**WRITTEN PROBLEM:** Only the lines from the start of the data through the one containing "0.3, 0.3, 0.3];" belong in your answer; return them exactly.

**STORED DATA:**
[BEGIN]

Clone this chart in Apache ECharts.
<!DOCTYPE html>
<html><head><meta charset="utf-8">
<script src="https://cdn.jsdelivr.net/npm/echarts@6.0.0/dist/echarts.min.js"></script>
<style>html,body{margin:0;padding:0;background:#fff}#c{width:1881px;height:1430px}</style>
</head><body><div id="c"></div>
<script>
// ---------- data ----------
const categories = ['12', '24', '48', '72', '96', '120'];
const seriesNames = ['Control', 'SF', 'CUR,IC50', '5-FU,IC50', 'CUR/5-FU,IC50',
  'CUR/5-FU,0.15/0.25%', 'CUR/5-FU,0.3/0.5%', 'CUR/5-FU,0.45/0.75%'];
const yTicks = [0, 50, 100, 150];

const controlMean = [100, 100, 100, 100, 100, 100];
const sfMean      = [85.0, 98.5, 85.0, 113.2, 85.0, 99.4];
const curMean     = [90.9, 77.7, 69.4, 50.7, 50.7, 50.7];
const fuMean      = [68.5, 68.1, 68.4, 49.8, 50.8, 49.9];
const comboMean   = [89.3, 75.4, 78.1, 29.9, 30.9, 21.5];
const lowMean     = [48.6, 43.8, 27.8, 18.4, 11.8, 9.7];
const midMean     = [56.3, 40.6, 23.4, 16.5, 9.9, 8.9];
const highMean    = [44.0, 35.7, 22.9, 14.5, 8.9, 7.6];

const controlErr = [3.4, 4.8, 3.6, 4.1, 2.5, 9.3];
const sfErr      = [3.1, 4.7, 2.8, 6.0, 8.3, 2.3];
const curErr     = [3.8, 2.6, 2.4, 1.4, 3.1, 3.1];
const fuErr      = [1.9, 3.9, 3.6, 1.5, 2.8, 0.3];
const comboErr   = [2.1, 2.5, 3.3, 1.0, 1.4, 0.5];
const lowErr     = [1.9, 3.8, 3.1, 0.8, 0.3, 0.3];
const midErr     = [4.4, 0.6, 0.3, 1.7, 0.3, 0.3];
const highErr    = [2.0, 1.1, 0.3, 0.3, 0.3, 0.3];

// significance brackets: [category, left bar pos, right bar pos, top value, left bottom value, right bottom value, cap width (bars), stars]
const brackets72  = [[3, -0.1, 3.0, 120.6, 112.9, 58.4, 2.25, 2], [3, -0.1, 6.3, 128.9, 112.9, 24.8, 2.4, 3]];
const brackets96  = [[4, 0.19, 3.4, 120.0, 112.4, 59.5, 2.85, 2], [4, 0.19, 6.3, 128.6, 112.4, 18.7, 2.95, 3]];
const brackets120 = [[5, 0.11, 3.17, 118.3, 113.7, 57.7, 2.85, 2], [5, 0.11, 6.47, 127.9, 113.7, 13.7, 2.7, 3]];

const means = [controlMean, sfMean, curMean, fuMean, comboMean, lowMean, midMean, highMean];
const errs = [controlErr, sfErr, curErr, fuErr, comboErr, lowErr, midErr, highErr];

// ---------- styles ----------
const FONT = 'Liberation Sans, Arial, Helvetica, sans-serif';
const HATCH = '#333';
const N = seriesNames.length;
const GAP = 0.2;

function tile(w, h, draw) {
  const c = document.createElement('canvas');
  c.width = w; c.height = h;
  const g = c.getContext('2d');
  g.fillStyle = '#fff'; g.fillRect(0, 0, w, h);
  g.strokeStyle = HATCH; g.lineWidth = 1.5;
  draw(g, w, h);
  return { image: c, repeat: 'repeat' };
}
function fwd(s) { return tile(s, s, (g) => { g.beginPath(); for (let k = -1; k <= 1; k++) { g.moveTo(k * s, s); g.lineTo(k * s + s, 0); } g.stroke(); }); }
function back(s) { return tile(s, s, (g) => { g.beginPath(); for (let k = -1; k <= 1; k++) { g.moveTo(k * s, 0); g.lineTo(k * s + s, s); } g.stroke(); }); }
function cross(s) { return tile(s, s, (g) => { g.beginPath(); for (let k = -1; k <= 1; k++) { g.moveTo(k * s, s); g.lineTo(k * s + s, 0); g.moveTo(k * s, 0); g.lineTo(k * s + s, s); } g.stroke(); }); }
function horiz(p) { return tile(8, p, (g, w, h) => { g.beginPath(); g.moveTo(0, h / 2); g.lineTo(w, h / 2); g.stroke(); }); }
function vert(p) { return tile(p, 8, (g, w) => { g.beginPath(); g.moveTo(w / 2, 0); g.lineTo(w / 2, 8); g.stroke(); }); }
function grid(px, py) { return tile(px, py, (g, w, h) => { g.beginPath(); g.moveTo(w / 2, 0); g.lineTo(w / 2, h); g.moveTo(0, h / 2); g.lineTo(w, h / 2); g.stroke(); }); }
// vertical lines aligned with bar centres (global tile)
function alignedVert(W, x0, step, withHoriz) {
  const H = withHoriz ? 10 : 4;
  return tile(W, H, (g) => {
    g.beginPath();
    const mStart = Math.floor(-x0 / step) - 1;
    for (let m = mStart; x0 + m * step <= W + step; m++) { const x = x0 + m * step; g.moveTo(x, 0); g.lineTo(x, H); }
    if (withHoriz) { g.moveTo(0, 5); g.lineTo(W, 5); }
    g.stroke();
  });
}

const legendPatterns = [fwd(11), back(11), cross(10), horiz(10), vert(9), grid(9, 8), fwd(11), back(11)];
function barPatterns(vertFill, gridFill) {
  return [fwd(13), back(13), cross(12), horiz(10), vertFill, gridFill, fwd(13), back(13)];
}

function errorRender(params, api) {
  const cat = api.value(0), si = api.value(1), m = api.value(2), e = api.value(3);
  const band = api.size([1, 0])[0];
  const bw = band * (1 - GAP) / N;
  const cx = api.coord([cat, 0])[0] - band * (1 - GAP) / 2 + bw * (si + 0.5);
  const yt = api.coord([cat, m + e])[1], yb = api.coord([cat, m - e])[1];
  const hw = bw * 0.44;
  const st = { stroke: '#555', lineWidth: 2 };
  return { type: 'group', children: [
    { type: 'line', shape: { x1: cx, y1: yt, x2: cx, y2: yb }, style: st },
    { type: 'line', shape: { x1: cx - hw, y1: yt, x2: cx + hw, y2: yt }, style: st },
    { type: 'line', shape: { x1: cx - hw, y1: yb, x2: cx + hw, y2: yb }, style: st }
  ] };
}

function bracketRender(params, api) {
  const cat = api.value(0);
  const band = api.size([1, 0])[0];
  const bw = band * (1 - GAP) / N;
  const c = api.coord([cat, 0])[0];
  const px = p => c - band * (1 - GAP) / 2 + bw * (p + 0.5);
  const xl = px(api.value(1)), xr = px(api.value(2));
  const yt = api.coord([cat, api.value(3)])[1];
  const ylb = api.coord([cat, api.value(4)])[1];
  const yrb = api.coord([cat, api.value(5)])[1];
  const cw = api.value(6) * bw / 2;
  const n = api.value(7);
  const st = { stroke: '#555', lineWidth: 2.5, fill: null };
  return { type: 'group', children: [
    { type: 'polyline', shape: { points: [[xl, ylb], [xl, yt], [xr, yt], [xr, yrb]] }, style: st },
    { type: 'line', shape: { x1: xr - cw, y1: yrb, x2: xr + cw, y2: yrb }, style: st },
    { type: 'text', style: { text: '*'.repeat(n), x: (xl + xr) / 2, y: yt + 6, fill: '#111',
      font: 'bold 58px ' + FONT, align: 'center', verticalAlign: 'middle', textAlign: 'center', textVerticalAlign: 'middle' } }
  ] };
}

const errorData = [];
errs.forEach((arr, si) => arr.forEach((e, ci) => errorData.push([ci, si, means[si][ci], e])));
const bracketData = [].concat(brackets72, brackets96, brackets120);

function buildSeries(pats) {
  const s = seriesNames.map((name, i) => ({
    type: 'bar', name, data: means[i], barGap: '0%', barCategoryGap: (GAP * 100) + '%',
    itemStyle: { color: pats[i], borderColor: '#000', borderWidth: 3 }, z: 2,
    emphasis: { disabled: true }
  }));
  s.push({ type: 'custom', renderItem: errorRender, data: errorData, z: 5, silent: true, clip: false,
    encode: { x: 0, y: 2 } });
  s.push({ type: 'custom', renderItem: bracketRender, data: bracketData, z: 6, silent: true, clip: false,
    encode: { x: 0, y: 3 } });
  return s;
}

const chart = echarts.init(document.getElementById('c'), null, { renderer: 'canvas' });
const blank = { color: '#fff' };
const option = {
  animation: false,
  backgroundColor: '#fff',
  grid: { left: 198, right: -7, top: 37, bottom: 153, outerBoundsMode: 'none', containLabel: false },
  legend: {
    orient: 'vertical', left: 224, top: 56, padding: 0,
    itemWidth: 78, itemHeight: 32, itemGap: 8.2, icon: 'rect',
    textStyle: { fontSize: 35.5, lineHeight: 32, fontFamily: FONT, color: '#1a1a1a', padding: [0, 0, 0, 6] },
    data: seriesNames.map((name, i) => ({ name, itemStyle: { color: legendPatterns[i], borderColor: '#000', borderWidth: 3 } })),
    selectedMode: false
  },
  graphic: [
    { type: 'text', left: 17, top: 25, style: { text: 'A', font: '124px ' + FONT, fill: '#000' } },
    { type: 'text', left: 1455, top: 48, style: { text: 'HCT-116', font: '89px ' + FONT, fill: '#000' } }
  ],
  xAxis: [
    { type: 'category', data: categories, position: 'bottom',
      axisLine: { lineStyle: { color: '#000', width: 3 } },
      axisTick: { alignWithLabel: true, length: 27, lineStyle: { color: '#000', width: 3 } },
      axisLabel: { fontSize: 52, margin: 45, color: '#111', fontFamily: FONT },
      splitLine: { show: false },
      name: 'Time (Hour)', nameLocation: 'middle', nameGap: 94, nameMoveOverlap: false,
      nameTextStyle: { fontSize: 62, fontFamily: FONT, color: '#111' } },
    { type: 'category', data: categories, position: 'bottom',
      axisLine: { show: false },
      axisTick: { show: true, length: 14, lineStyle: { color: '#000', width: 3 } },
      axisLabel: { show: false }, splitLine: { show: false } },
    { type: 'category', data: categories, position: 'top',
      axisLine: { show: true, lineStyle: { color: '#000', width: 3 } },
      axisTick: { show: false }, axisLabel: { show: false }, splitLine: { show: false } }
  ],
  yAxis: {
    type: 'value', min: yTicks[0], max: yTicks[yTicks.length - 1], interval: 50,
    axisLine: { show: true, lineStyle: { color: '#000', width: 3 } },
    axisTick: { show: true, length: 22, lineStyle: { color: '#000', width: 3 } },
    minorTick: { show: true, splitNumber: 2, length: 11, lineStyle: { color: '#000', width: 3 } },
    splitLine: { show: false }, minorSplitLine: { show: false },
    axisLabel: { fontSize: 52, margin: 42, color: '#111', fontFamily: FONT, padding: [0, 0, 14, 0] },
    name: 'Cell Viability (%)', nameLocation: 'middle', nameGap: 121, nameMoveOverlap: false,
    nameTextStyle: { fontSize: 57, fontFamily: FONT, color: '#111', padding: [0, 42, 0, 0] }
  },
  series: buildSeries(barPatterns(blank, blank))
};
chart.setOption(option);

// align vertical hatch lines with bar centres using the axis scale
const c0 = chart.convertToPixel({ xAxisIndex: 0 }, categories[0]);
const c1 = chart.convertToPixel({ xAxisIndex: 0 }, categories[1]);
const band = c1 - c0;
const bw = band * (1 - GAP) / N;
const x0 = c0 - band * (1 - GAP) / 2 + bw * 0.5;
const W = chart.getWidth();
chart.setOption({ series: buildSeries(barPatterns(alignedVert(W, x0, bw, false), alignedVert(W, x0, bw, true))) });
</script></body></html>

[END]

**EXERCISE ANSWER:**
Clone this chart in Apache ECharts.
<!DOCTYPE html>
<html><head><meta charset="utf-8">
<script src="https://cdn.jsdelivr.net/npm/echarts@6.0.0/dist/echarts.min.js"></script>
<style>html,body{margin:0;padding:0;background:#fff}#c{width:1881px;height:1430px}</style>
</head><body><div id="c"></div>
<script>
// ---------- data ----------
const categories = ['12', '24', '48', '72', '96', '120'];
const seriesNames = ['Control', 'SF', 'CUR,IC50', '5-FU,IC50', 'CUR/5-FU,IC50',
  'CUR/5-FU,0.15/0.25%', 'CUR/5-FU,0.3/0.5%', 'CUR/5-FU,0.45/0.75%'];
const yTicks = [0, 50, 100, 150];

const controlMean = [100, 100, 100, 100, 100, 100];
const sfMean      = [85.0, 98.5, 85.0, 113.2, 85.0, 99.4];
const curMean     = [90.9, 77.7, 69.4, 50.7, 50.7, 50.7];
const fuMean      = [68.5, 68.1, 68.4, 49.8, 50.8, 49.9];
const comboMean   = [89.3, 75.4, 78.1, 29.9, 30.9, 21.5];
const lowMean     = [48.6, 43.8, 27.8, 18.4, 11.8, 9.7];
const midMean     = [56.3, 40.6, 23.4, 16.5, 9.9, 8.9];
const highMean    = [44.0, 35.7, 22.9, 14.5, 8.9, 7.6];

const controlErr = [3.4, 4.8, 3.6, 4.1, 2.5, 9.3];
const sfErr      = [3.1, 4.7, 2.8, 6.0, 8.3, 2.3];
const curErr     = [3.8, 2.6, 2.4, 1.4, 3.1, 3.1];
const fuErr      = [1.9, 3.9, 3.6, 1.5, 2.8, 0.3];
const comboErr   = [2.1, 2.5, 3.3, 1.0, 1.4, 0.5];
const lowErr     = [1.9, 3.8, 3.1, 0.8, 0.3, 0.3];
const midErr     = [4.4, 0.6, 0.3, 1.7, 0.3, 0.3];
const highErr    = [2.0, 1.1, 0.3, 0.3, 0.3, 0.3];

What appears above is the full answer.